Friday, April 15, 2005

New lines, steering and diff

Slowly working at knocking a few things out each evening this week. On Tuesday I got the front main steering system re-installed. This involved mounting the tie rods and the main steering linkage to each other. The brake and fuel lines showed up from Van Steel as well. I had forgotten about re-painting the catalytic convertor cover that attaches just under the passenger side of the center frame. So I removed the rust from that and primed it.

Then last night I got the new diff fluid in the diff. Spins very nicely as you would expect. When you do this don't forget the positraction additive. I ended up having to get a rebuilt slave steering cylinder because the original was too Bubba'd to hold any pressure. Fortunately my local NAPA had one in stock....which was a first for this project. The better part of the evening was spent laying down the new brake and fuel lines. This is not as easy as you'd think. I even kept the original lines handy so I would know exactly how they looked put together again and it still took me close to 2 hours to do. Because of the shipping there had to be a "shipping bend" put in 3 of the 4 main lines which took figuring out which way to un-bend it to get it back the way it was supposed to be.
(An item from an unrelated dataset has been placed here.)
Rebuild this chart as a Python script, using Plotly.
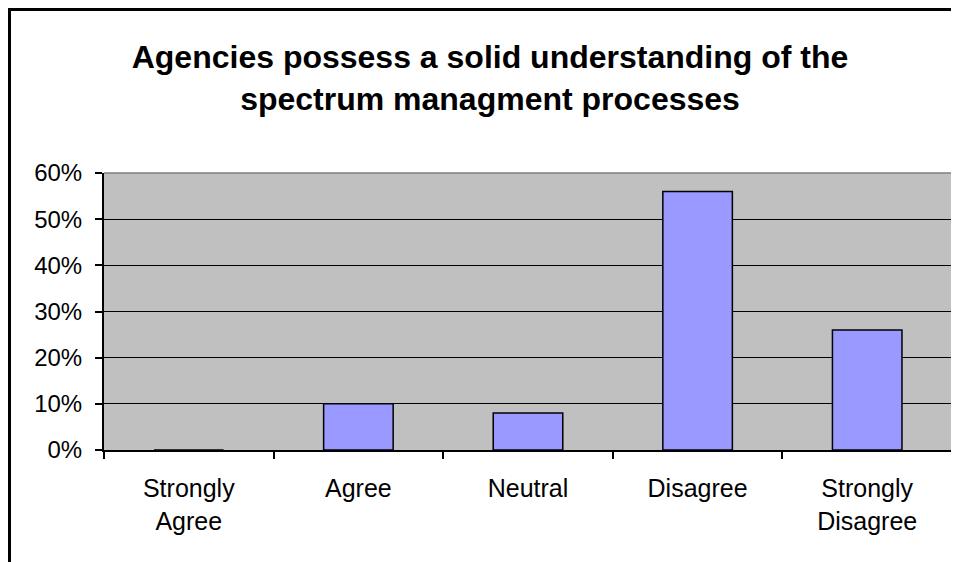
import plotly.graph_objects as go

categories = ["Strongly<br>Agree", "Agree", "Neutral", "Disagree", "Strongly<br>Disagree"]
shares = [0.0, 0.10, 0.08, 0.56, 0.26]
y_ticks = [0.0, 0.1, 0.2, 0.3, 0.4, 0.5, 0.6]
title_text = "Agencies possess a solid understanding of the<br>spectrum managment processes"

BAR = "#9999FF"
PLOT_BG = "#C0C0C0"
FONT = "Liberation Sans, Arial, sans-serif"

# the page puts the figure 8px in from the top left corner
W, H = 951, 554
L, R, T, B = 96, 7, 165, 112
plot_w = W - L - R
plot_h = H - T - B

fig = go.Figure()
fig.add_trace(
    go.Bar(
        x=categories,
        y=shares,
        marker={"color": BAR, "line": {"color": "black", "width": 1.5}},
        hoverinfo="x+y",
    )
)

# outer chart frame (left and top edge only, the rest is cropped)
fx = (1.5 - L) / plot_w
fy = (H - B - 1.5) / plot_h
fig.add_shape(
    type="path",
    xref="paper",
    yref="paper",
    path=f"M {fx},-1 L {fx},{fy} L 1.2,{fy}",
    line={"color": "black", "width": 3},
)
# grey top / right border of the plot area
fig.add_shape(
    type="path",
    xref="paper",
    yref="paper",
    path="M 0,1 L 1,1 L 1,0",
    line={"color": "#808080", "width": 1.5},
)

fig.update_layout(
    width=W,
    height=H,
    margin={"l": L, "r": R, "t": T, "b": B},
    paper_bgcolor="white",
    plot_bgcolor=PLOT_BG,
    font={"family": FONT, "color": "black", "size": 24},
    showlegend=False,
    bargap=0.59,
    title={
        "text": title_text,
        "font": {"family": FONT, "size": 32, "color": "black", "weight": "bold"},
        "x": 482 / W,
        "xref": "container",
        "xanchor": "center",
        "y": 1 - 60 / H,
        "yref": "container",
        "yanchor": "middle",
    },
)
fig.update_xaxes(
    showline=True,
    linecolor="black",
    linewidth=2,
    ticks="outside",
    tickson="boundaries",
    ticklen=7,
    tickwidth=2,
    tickcolor="black",
    showgrid=False,
    ticklabelstandoff=15,
    tickfont={"size": 25},
)
fig.update_yaxes(
    range=[0, 0.6],
    tickvals=y_ticks,
    tickformat=".0%",
    showline=True,
    linecolor="black",
    linewidth=2,
    ticks="outside",
    ticklen=7,
    tickwidth=2,
    tickcolor="black",
    showgrid=True,
    gridcolor="black",
    gridwidth=1,
    zeroline=False,
    ticklabelstandoff=8,
    tickfont={"size": 24},
)

fig.write_html("out.html")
Then this morning, the wife made her contribution to the restoration. I needed a 3rd hand to hand screw in the 4 main bolts that attach the diff to the cross support member. She was gracious enough to screw them in while I held it up. She almost broke a sweat! :-) Next thing you know she's going to think it's HER car! That's what happened with a Mercedes C240 I had a couple of years ago. "Oh honey, you deserve it. It's your car". This was after driving a Toyota Tercel back and forth to work 26 miles each way and NO AC for the last 5 years of that! Well, 6 months into it, I had to beat her off with a stick just to be able to drive it a couple times a week! As I like to say, that little story was for free! ;-)

Plans for this weekend:

* get the u-joints replaced in the half shafts
* mount the t-arms, half shafts, shocks, struts, and rear spring for a complete backend
* clean and paint the brake calipers, attach the flex lines
* put the tires on and officially have a rolling chassis!

I've got to find someone that can weld for me. I've decided to NOT try to teach myself to weld to replace the body mounts. Hopefully I can find someone reasonable that can come to me.

I also have to make up my mind on the motor. I know what I want to do but I keep going back and forth on the heads. Summit has a nice set of heads, SUM-15123, that are self branded versions of some Dart Iron Eagle heads that have put out good dyno numbers and are about $650/pair. The we have the tried and true Vortecs with modified spring for extra lift and loads of dyno data and real experience. I can get a package from Scoggin-Dickey that comes modified, gaskets, new Edelbrock intake, and stamped steel rockers for $900. At this point, the better economic choice is the Vortec head kit considering it has the rockers, gaskets, intake and bolts as part of the package. The gaskets, rockers, and bolts alone would cost me an extra $200 over the $650 which leaves the intake at parity between the two options. The engine builder that is local that I will get the short block from has several mid 70's 350 blocks on hand for $400 which is a complete re-man short block with new bearings, rings, pistons, and a complete bore and grind of the crank. The $400 is with a core exchange but at that I'd be hard pressed to get my existing block machined and then buy the pistons, rings, and bearings for that price.

The motor break down then looks something like this:

* Short block: $400
* oil pump and pan: about $75
* head kit: $900
* cam kit: $150

I plan on re-using the Q-jet carb and HEI dist from the original motor. That's going to put me at about $1500 for the motor. Not bad on the whole and should be able to lay down some rubber when done!